YOUR GOAL
Copy the data precisely, character for character, and leave out every picture.

--- Begin ---

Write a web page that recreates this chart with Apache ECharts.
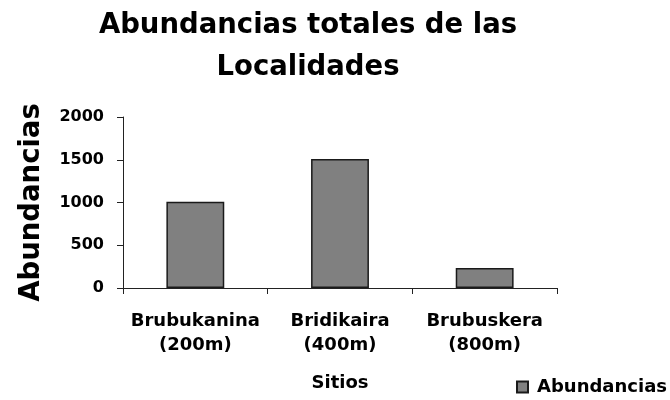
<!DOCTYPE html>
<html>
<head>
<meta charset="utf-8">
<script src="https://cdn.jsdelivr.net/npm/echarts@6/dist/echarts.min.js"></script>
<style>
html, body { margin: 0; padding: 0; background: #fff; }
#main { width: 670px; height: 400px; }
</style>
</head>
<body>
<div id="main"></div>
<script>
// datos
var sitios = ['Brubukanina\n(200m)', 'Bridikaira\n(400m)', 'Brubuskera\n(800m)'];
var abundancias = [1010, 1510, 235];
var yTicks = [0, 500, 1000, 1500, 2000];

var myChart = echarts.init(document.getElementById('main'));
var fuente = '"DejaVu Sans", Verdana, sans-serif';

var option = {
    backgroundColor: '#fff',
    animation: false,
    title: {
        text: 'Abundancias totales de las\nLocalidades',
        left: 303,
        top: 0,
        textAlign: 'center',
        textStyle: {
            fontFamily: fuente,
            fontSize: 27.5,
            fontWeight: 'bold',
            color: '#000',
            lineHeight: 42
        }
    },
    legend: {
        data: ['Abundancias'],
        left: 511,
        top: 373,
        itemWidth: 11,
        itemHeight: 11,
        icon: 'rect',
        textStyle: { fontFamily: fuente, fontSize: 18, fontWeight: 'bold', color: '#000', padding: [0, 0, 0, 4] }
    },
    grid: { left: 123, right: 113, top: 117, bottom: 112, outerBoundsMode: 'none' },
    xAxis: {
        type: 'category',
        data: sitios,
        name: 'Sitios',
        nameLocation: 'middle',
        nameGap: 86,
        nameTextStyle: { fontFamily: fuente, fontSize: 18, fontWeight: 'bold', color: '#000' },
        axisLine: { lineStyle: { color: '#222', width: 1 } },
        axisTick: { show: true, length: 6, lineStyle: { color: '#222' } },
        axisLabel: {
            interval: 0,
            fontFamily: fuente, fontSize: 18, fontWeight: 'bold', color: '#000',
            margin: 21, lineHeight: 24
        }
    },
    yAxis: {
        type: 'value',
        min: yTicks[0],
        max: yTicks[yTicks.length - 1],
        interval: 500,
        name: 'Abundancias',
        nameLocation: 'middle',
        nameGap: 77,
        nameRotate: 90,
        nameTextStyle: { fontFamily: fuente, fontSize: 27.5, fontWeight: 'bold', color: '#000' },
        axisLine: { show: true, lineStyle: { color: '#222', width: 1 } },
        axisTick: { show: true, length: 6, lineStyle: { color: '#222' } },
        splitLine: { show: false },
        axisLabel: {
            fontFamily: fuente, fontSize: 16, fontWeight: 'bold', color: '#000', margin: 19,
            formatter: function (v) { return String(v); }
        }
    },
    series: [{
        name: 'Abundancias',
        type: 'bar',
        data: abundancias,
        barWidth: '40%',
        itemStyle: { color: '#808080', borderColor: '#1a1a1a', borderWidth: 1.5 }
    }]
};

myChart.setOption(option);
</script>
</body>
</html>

--- End ---

FULL OUTPUT
Write a web page that recreates this chart with Apache ECharts.
<!DOCTYPE html>
<html>
<head>
<meta charset="utf-8">
<script src="https://cdn.jsdelivr.net/npm/echarts@6/dist/echarts.min.js"></script>
<style>
html, body { margin: 0; padding: 0; background: #fff; }
#main { width: 670px; height: 400px; }
</style>
</head>
<body>
<div id="main"></div>
<script>
// datos
var sitios = ['Brubukanina\n(200m)', 'Bridikaira\n(400m)', 'Brubuskera\n(800m)'];
var abundancias = [1010, 1510, 235];
var yTicks = [0, 500, 1000, 1500, 2000];

var myChart = echarts.init(document.getElementById('main'));
var fuente = '"DejaVu Sans", Verdana, sans-serif';

var option = {
    backgroundColor: '#fff',
    animation: false,
    title: {
        text: 'Abundancias totales de las\nLocalidades',
        left: 303,
        top: 0,
        textAlign: 'center',
        textStyle: {
            fontFamily: fuente,
            fontSize: 27.5,
            fontWeight: 'bold',
            color: '#000',
            lineHeight: 42
        }
    },
    legend: {
        data: ['Abundancias'],
        left: 511,
        top: 373,
        itemWidth: 11,
        itemHeight: 11,
        icon: 'rect',
        textStyle: { fontFamily: fuente, fontSize: 18, fontWeight: 'bold', color: '#000', padding: [0, 0, 0, 4] }
    },
    grid: { left: 123, right: 113, top: 117, bottom: 112, outerBoundsMode: 'none' },
    xAxis: {
        type: 'category',
        data: sitios,
        name: 'Sitios',
        nameLocation: 'middle',
        nameGap: 86,
        nameTextStyle: { fontFamily: fuente, fontSize: 18, fontWeight: 'bold', color: '#000' },
        axisLine: { lineStyle: { color: '#222', width: 1 } },
        axisTick: { show: true, length: 6, lineStyle: { color: '#222' } },
        axisLabel: {
            interval: 0,
            fontFamily: fuente, fontSize: 18, fontWeight: 'bold', color: '#000',
            margin: 21, lineHeight: 24
        }
    },
    yAxis: {
        type: 'value',
        min: yTicks[0],
        max: yTicks[yTicks.length - 1],
        interval: 500,
        name: 'Abundancias',
        nameLocation: 'middle',
        nameGap: 77,
        nameRotate: 90,
        nameTextStyle: { fontFamily: fuente, fontSize: 27.5, fontWeight: 'bold', color: '#000' },
        axisLine: { show: true, lineStyle: { color: '#222', width: 1 } },
        axisTick: { show: true, length: 6, lineStyle: { color: '#222' } },
        splitLine: { show: false },
        axisLabel: {
            fontFamily: fuente, fontSize: 16, fontWeight: 'bold', color: '#000', margin: 19,
            formatter: function (v) { return String(v); }
        }
    },
    series: [{
        name: 'Abundancias',
        type: 'bar',
        data: abundancias,
        barWidth: '40%',
        itemStyle: { color: '#808080', borderColor: '#1a1a1a', borderWidth: 1.5 }
    }]
};

myChart.setOption(option);
</script>
</body>
</html>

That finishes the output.